Private Brand can expect still greater market share growth in the year ahead based on a new study of more than 11,000 consumers in 14 countries, predicts PLMA this week at its annual “World of Private Label” International Trade Show in Amsterdam.
Two-thirds of shoppers interviewed said that recent economic conditions had forced them to make changes in how they shop. Moreover, 80% of consumers said that they expect the economy to either stay the same or get worse in the year ahead.
The results came in a presentation by Professor Kitty Koelemeijer of Nyenrode Business Universiteit, who served as a contributing editor of the study.
The survey itself was developed by PLMA, working with SurveyLab of Great Britain. Countries included in the survey were Belgium, Czech Republic, Denmark, Finland, France, Germany, Hungary, Italy, the Netherlands, Norway, Poland, Spain, Sweden and Great Britain.

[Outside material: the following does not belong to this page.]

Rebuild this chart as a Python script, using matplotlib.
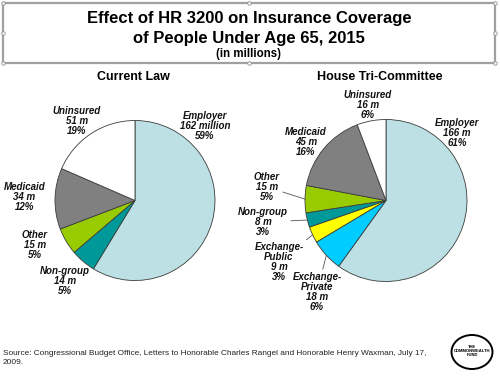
import numpy as np
import matplotlib.pyplot as plt
from matplotlib.patches import Rectangle, Ellipse

plt.rcParams['font.family'] = ['Liberation Sans', 'DejaVu Sans']

# Current law (millions)
cur_labels = ["Employer\n162 million\n59%", "Non-group\n14 m\n5%", "Other\n15 m\n5%",
              "Medicaid\n34 m\n12%", "Uninsured\n51 m\n19%"]
cur_values = [162, 14, 15, 34, 51]
cur_colors = ["#bce0e3", "#009999", "#99cc00", "#808080", "#ffffff"]

# House Tri-Committee (millions)
tri_labels = ["Employer\n166 m\n61%", "Exchange-\nPrivate\n18 m\n6%", "Exchange-\nPublic\n9 m\n3%",
              "Non-group\n8 m\n3%", "Other\n15 m\n5%", "Medicaid\n45 m\n16%", "Uninsured\n16 m\n6%"]
tri_values = [166, 18, 9, 8, 15, 45, 16]
tri_colors = ["#bce0e3", "#00ccff", "#ffff00", "#009999", "#99cc00", "#808080", "#ffffff"]

H = 376


def top(y):
    return H - y


fig = plt.figure(figsize=(5, 3.76), dpi=100)
ax = fig.add_axes([0, 0, 1, 1])

wp = dict(edgecolor="#3c3c3c", linewidth=0.6)
ax.pie(cur_values, colors=cur_colors, startangle=90, counterclock=False,
       center=(135, top(200.5)), radius=80, wedgeprops=wp)
tri_wedges, _ = ax.pie(tri_values, colors=tri_colors, startangle=90, counterclock=False,
                       center=(386, top(200.5)), radius=81, wedgeprops=wp)

ax.set_xlim(0, 500)
ax.set_ylim(0, H)
ax.set_aspect("equal")
ax.axis("off")

lab = dict(fontsize=7, fontweight="bold", fontstyle="italic", ha="center", va="center",
           linespacing=1.0, color="#111111")

# label placement (pixel coords from top)
cur_pos = [(205, 126), (65, 281), (35, 245), (24.5, 197), (77, 121)]
for t, (x, y) in zip(cur_labels, cur_pos):
    ax.text(x, top(y), t, **lab)

tri_pos = [(457, 133), (317, 292), (279, 262), (263, 222), (267, 187), (306, 142), (368, 105)]
leader = [False, True, True, True, True, False, False]
for w, t, (x, y), ld in zip(tri_wedges, tri_labels, tri_pos, leader):
    if ld:
        a = np.deg2rad((w.theta1 + w.theta2) / 2)
        cx, cy = w.center
        px, py = cx + w.r * np.cos(a), cy + w.r * np.sin(a)
        ax.annotate(t, xy=(px, py), xytext=(x, top(y)),
                    arrowprops=dict(arrowstyle="-", color="#555555", lw=0.6,
                                    shrinkA=0, shrinkB=0), **lab)
    else:
        ax.text(x, top(y), t, **lab)

# subtitles
ax.text(133, top(77), "Current Law", fontsize=9, fontweight="bold", ha="center", va="center")
ax.text(380, top(77), "House Tri-Committee", fontsize=9, fontweight="bold", ha="center", va="center")

# title box
ax.add_patch(Rectangle((3, top(63)), 492, 60, facecolor="white", edgecolor="#a0a0a0", lw=1.6))
hx = [3, 249, 495, 3, 495, 3, 249, 495]
hy = [3, 3, 3, 33, 33, 63, 63, 63]
ax.plot(hx, [top(v) for v in hy], "o", ms=2.5, mfc="white", mec="#909090", mew=0.6, ls="none")
ax.text(249, top(18), "Effect of HR 3200 on Insurance Coverage", fontsize=12,
        fontweight="bold", ha="center", va="center")
ax.text(249, top(38), "of People Under Age 65, 2015", fontsize=12,
        fontweight="bold", ha="center", va="center")
ax.text(249, top(54), "(in millions)", fontsize=8.3, fontweight="bold", ha="center", va="center")

# source
ax.text(3, top(358), "Source: Congressional Budget Office, Letters to Honorable Charles Rangel "
        "and Honorable Henry Waxman, July 17,\n2009.", fontsize=5.97, ha="left", va="center",
        linespacing=1.3, color="#222222")

# logo
ax.add_patch(Ellipse((472, top(352)), 41, 34, facecolor="white", edgecolor="black", lw=1.4))
ax.text(472, top(351), "THE\nCOMMONWEALTH\nFUND", fontsize=3.0, fontweight="bold",
        ha="center", va="center", linespacing=1.1)

fig.savefig("out.png", dpi=100)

Answers were weighted for pan-European tabulation.
PLMA president Brian Sharoff says: “the study shows that private label plays a fundamental role in the lives of shoppers across Europe and market share will continue to expand”. 46% purchase them “frequently.” In the year ahead, one in four believe that they will buy a larger amount of own brands than currently. Even when the economy gets better, consumers say that they will stick with private label: eight in ten said that after the economy improves they would not stop purchasing Private Brands.
Consumers say that there are certain important factors, which will encourage them to buy a larger number of own brands in the year ahead. These include overall satisfaction with own brand products in the past (cited by 57%), better quality (49%), more special offers on Private Brands (46%) and more variety (43%).